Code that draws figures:
---+---

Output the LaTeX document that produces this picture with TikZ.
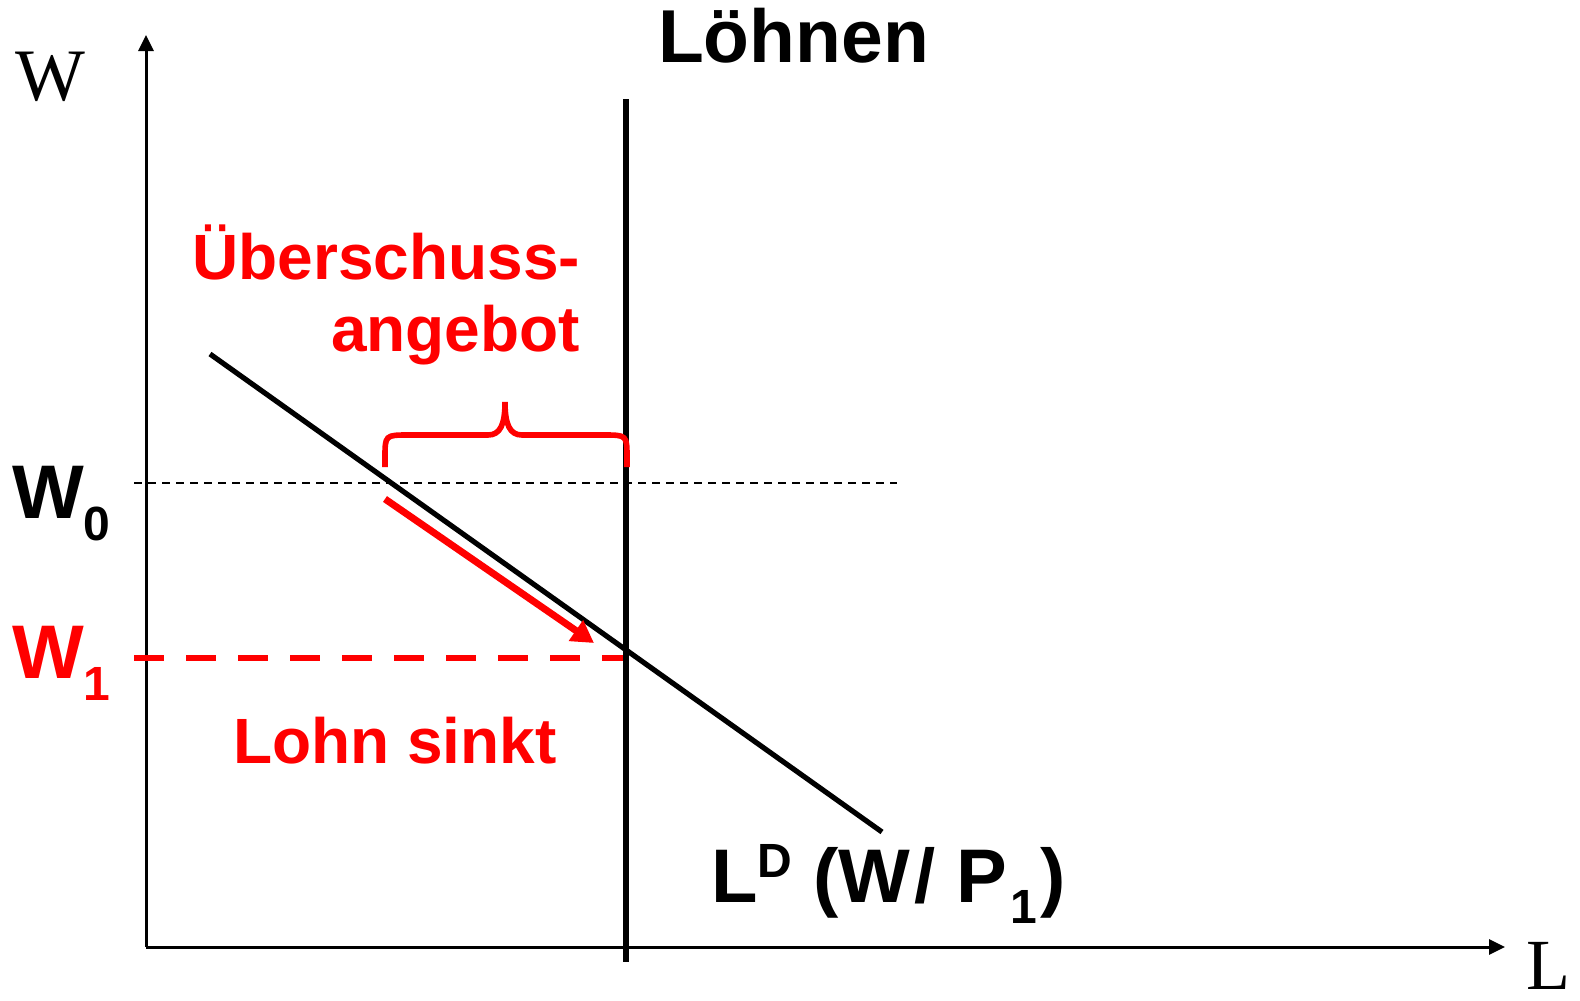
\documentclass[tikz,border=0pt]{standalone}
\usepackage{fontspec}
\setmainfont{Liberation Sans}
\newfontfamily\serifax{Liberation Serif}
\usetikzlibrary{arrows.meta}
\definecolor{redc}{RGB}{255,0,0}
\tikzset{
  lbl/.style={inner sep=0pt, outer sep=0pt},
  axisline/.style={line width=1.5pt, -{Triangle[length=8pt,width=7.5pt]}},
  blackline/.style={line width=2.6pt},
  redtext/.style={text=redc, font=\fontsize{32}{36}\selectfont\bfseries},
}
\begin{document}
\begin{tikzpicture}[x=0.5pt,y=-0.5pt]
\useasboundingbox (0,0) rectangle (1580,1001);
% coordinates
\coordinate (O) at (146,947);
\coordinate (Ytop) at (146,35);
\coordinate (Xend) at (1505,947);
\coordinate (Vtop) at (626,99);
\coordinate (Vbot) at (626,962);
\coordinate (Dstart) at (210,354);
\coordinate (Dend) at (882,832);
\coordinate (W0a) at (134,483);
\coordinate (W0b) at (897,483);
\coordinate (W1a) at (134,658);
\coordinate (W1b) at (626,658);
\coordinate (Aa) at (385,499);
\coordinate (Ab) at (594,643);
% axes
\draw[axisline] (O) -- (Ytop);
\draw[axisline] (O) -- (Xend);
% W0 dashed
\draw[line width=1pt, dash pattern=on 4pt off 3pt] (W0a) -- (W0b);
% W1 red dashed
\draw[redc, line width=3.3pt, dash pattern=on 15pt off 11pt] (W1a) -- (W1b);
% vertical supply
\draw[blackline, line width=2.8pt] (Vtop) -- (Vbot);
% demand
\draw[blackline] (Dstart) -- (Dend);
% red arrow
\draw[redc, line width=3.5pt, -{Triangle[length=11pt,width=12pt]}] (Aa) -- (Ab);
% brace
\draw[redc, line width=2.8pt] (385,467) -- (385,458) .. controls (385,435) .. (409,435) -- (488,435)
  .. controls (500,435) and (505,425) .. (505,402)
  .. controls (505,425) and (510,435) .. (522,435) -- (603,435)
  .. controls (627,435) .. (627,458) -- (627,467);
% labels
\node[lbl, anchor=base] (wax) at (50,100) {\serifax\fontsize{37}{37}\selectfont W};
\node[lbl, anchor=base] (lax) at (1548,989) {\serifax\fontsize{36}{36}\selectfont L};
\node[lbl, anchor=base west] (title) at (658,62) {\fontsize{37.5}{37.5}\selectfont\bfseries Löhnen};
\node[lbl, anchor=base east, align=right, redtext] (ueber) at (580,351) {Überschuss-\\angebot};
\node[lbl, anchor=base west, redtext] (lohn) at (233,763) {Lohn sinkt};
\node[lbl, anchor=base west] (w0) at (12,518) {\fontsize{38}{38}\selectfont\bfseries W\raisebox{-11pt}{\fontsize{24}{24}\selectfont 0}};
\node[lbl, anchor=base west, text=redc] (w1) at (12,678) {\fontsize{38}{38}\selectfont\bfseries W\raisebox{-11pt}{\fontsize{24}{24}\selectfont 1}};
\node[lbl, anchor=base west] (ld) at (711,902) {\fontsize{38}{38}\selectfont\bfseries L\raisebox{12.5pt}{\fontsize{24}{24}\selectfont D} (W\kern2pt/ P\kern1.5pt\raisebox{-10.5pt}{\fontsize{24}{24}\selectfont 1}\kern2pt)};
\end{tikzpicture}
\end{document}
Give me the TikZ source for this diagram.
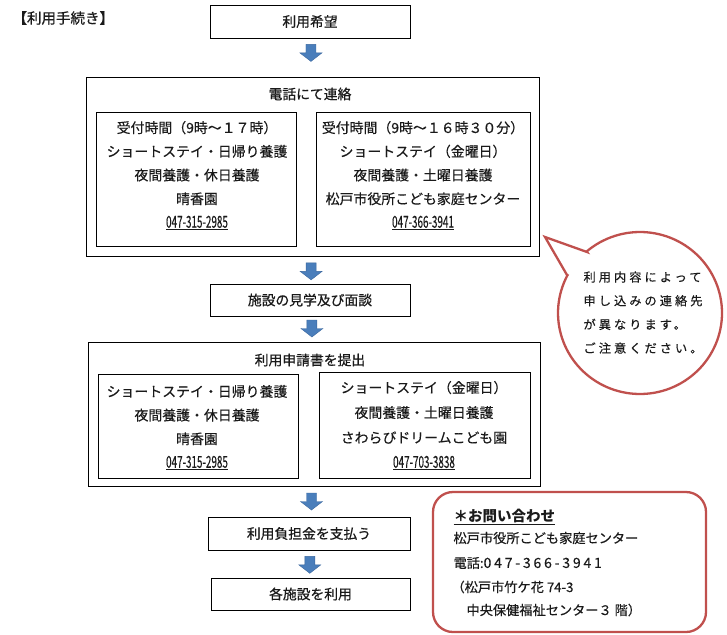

---+---

§ Requirement:
Quote the preceding records in their entirety, excluding every picture.

§ Finished exercise:
Output the LaTeX document that produces this picture with TikZ.
\documentclass[tikz,border=0pt]{standalone}
\usepackage{fontspec}
\setmainfont{Liberation Sans}
\newfontfamily\serifax{Liberation Serif}
\usetikzlibrary{arrows.meta}
\definecolor{redc}{RGB}{255,0,0}
\tikzset{
  lbl/.style={inner sep=0pt, outer sep=0pt},
  axisline/.style={line width=1.5pt, -{Triangle[length=8pt,width=7.5pt]}},
  blackline/.style={line width=2.6pt},
  redtext/.style={text=redc, font=\fontsize{32}{36}\selectfont\bfseries},
}
\begin{document}
\begin{tikzpicture}[x=0.5pt,y=-0.5pt]
\useasboundingbox (0,0) rectangle (1580,1001);
% coordinates
\coordinate (O) at (146,947);
\coordinate (Ytop) at (146,35);
\coordinate (Xend) at (1505,947);
\coordinate (Vtop) at (626,99);
\coordinate (Vbot) at (626,962);
\coordinate (Dstart) at (210,354);
\coordinate (Dend) at (882,832);
\coordinate (W0a) at (134,483);
\coordinate (W0b) at (897,483);
\coordinate (W1a) at (134,658);
\coordinate (W1b) at (626,658);
\coordinate (Aa) at (385,499);
\coordinate (Ab) at (594,643);
% axes
\draw[axisline] (O) -- (Ytop);
\draw[axisline] (O) -- (Xend);
% W0 dashed
\draw[line width=1pt, dash pattern=on 4pt off 3pt] (W0a) -- (W0b);
% W1 red dashed
\draw[redc, line width=3.3pt, dash pattern=on 15pt off 11pt] (W1a) -- (W1b);
% vertical supply
\draw[blackline, line width=2.8pt] (Vtop) -- (Vbot);
% demand
\draw[blackline] (Dstart) -- (Dend);
% red arrow
\draw[redc, line width=3.5pt, -{Triangle[length=11pt,width=12pt]}] (Aa) -- (Ab);
% brace
\draw[redc, line width=2.8pt] (385,467) -- (385,458) .. controls (385,435) .. (409,435) -- (488,435)
  .. controls (500,435) and (505,425) .. (505,402)
  .. controls (505,425) and (510,435) .. (522,435) -- (603,435)
  .. controls (627,435) .. (627,458) -- (627,467);
% labels
\node[lbl, anchor=base] (wax) at (50,100) {\serifax\fontsize{37}{37}\selectfont W};
\node[lbl, anchor=base] (lax) at (1548,989) {\serifax\fontsize{36}{36}\selectfont L};
\node[lbl, anchor=base west] (title) at (658,62) {\fontsize{37.5}{37.5}\selectfont\bfseries Löhnen};
\node[lbl, anchor=base east, align=right, redtext] (ueber) at (580,351) {Überschuss-\\angebot};
\node[lbl, anchor=base west, redtext] (lohn) at (233,763) {Lohn sinkt};
\node[lbl, anchor=base west] (w0) at (12,518) {\fontsize{38}{38}\selectfont\bfseries W\raisebox{-11pt}{\fontsize{24}{24}\selectfont 0}};
\node[lbl, anchor=base west, text=redc] (w1) at (12,678) {\fontsize{38}{38}\selectfont\bfseries W\raisebox{-11pt}{\fontsize{24}{24}\selectfont 1}};
\node[lbl, anchor=base west] (ld) at (711,902) {\fontsize{38}{38}\selectfont\bfseries L\raisebox{12.5pt}{\fontsize{24}{24}\selectfont D} (W\kern2pt/ P\kern1.5pt\raisebox{-10.5pt}{\fontsize{24}{24}\selectfont 1}\kern2pt)};
\end{tikzpicture}
\end{document}
Give me the TikZ source for this diagram.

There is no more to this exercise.